**Directions:**
Without the pictures, output the records below word for word.

**Material supplied:**
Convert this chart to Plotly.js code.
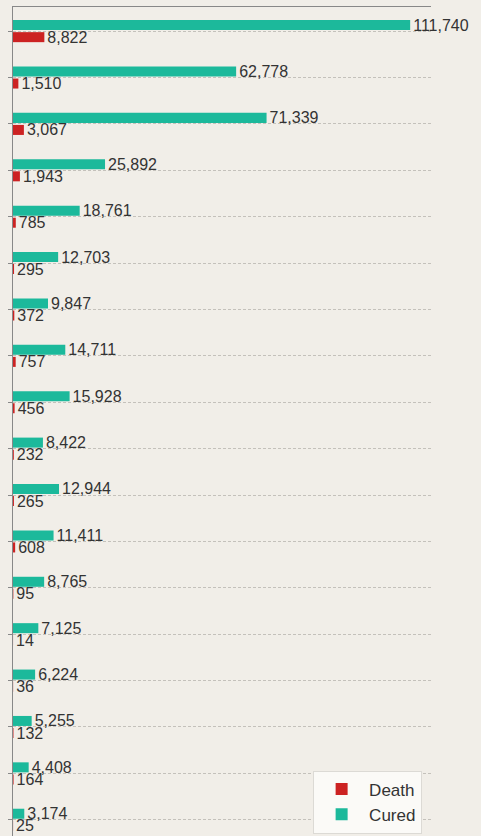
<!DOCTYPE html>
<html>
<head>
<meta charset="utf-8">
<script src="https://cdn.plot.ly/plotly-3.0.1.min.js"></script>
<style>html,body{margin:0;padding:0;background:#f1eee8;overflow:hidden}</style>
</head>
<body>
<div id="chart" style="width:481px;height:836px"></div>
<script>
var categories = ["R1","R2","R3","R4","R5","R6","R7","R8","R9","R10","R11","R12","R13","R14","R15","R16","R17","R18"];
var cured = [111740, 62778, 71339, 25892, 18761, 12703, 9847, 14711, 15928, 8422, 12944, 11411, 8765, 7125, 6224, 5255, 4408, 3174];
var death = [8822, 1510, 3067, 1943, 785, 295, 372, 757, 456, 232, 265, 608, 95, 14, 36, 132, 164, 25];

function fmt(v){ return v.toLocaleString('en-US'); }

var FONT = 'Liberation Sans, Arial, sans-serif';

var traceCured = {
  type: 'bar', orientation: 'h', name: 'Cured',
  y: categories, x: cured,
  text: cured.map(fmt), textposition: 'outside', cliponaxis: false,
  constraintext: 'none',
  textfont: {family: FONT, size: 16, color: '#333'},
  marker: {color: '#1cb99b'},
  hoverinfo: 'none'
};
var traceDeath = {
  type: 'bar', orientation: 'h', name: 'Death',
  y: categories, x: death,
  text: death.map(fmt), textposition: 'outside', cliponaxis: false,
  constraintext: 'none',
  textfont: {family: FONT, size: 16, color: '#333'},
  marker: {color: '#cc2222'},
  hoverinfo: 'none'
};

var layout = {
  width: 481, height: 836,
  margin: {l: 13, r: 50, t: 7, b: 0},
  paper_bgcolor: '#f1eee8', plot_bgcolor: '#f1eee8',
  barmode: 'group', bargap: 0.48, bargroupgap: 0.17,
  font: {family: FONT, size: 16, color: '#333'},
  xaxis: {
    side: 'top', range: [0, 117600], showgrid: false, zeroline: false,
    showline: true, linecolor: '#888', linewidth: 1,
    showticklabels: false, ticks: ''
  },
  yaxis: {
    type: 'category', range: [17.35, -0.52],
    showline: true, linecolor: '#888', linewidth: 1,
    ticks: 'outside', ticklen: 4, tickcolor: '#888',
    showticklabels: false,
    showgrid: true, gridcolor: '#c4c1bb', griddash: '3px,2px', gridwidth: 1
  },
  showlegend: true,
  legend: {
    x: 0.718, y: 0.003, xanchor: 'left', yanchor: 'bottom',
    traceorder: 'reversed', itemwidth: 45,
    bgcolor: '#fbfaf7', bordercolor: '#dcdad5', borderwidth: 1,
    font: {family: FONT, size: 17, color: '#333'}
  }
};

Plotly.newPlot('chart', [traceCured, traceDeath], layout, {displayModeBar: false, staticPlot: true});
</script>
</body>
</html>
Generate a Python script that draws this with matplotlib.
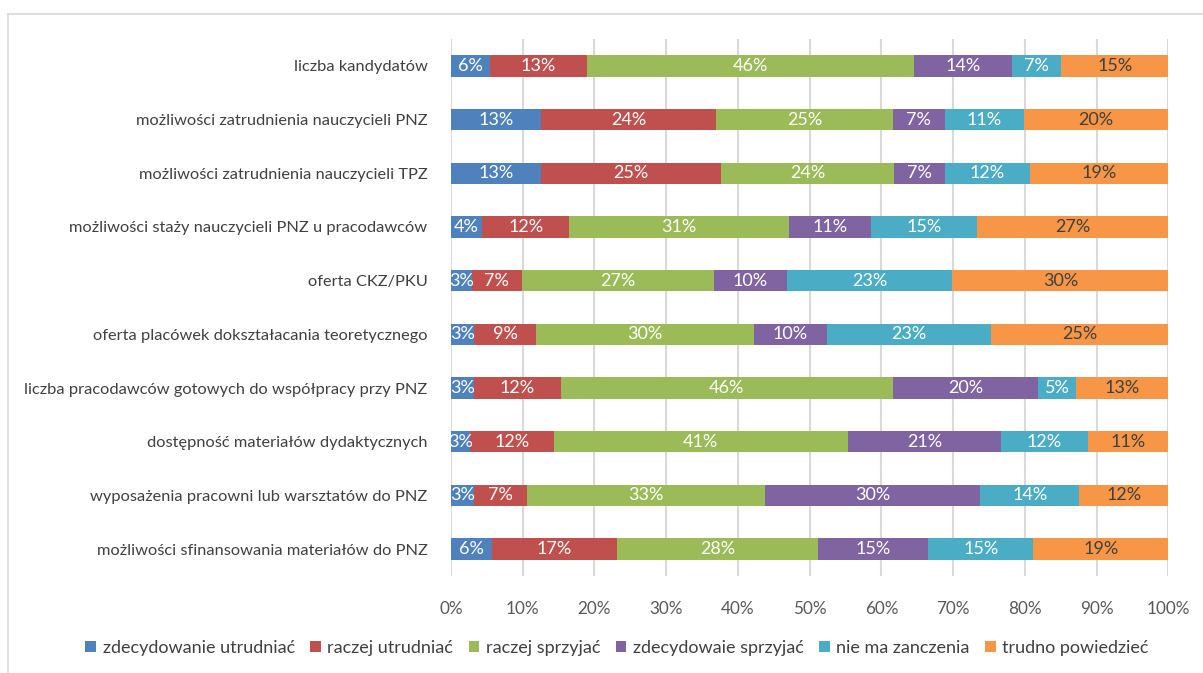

**Result of the exercise:**
Convert this chart to Plotly.js code.
<!DOCTYPE html>
<html>
<head>
<meta charset="utf-8">
<script src="https://cdn.plot.ly/plotly-3.0.1.min.js"></script>
<style>html,body{margin:0;padding:0;background:#f1eee8;overflow:hidden}</style>
</head>
<body>
<div id="chart" style="width:481px;height:836px"></div>
<script>
var categories = ["R1","R2","R3","R4","R5","R6","R7","R8","R9","R10","R11","R12","R13","R14","R15","R16","R17","R18"];
var cured = [111740, 62778, 71339, 25892, 18761, 12703, 9847, 14711, 15928, 8422, 12944, 11411, 8765, 7125, 6224, 5255, 4408, 3174];
var death = [8822, 1510, 3067, 1943, 785, 295, 372, 757, 456, 232, 265, 608, 95, 14, 36, 132, 164, 25];

function fmt(v){ return v.toLocaleString('en-US'); }

var FONT = 'Liberation Sans, Arial, sans-serif';

var traceCured = {
  type: 'bar', orientation: 'h', name: 'Cured',
  y: categories, x: cured,
  text: cured.map(fmt), textposition: 'outside', cliponaxis: false,
  constraintext: 'none',
  textfont: {family: FONT, size: 16, color: '#333'},
  marker: {color: '#1cb99b'},
  hoverinfo: 'none'
};
var traceDeath = {
  type: 'bar', orientation: 'h', name: 'Death',
  y: categories, x: death,
  text: death.map(fmt), textposition: 'outside', cliponaxis: false,
  constraintext: 'none',
  textfont: {family: FONT, size: 16, color: '#333'},
  marker: {color: '#cc2222'},
  hoverinfo: 'none'
};

var layout = {
  width: 481, height: 836,
  margin: {l: 13, r: 50, t: 7, b: 0},
  paper_bgcolor: '#f1eee8', plot_bgcolor: '#f1eee8',
  barmode: 'group', bargap: 0.48, bargroupgap: 0.17,
  font: {family: FONT, size: 16, color: '#333'},
  xaxis: {
    side: 'top', range: [0, 117600], showgrid: false, zeroline: false,
    showline: true, linecolor: '#888', linewidth: 1,
    showticklabels: false, ticks: ''
  },
  yaxis: {
    type: 'category', range: [17.35, -0.52],
    showline: true, linecolor: '#888', linewidth: 1,
    ticks: 'outside', ticklen: 4, tickcolor: '#888',
    showticklabels: false,
    showgrid: true, gridcolor: '#c4c1bb', griddash: '3px,2px', gridwidth: 1
  },
  showlegend: true,
  legend: {
    x: 0.718, y: 0.003, xanchor: 'left', yanchor: 'bottom',
    traceorder: 'reversed', itemwidth: 45,
    bgcolor: '#fbfaf7', bordercolor: '#dcdad5', borderwidth: 1,
    font: {family: FONT, size: 17, color: '#333'}
  }
};

Plotly.newPlot('chart', [traceCured, traceDeath], layout, {displayModeBar: false, staticPlot: true});
</script>
</body>
</html>
Generate a Python script that draws this with matplotlib.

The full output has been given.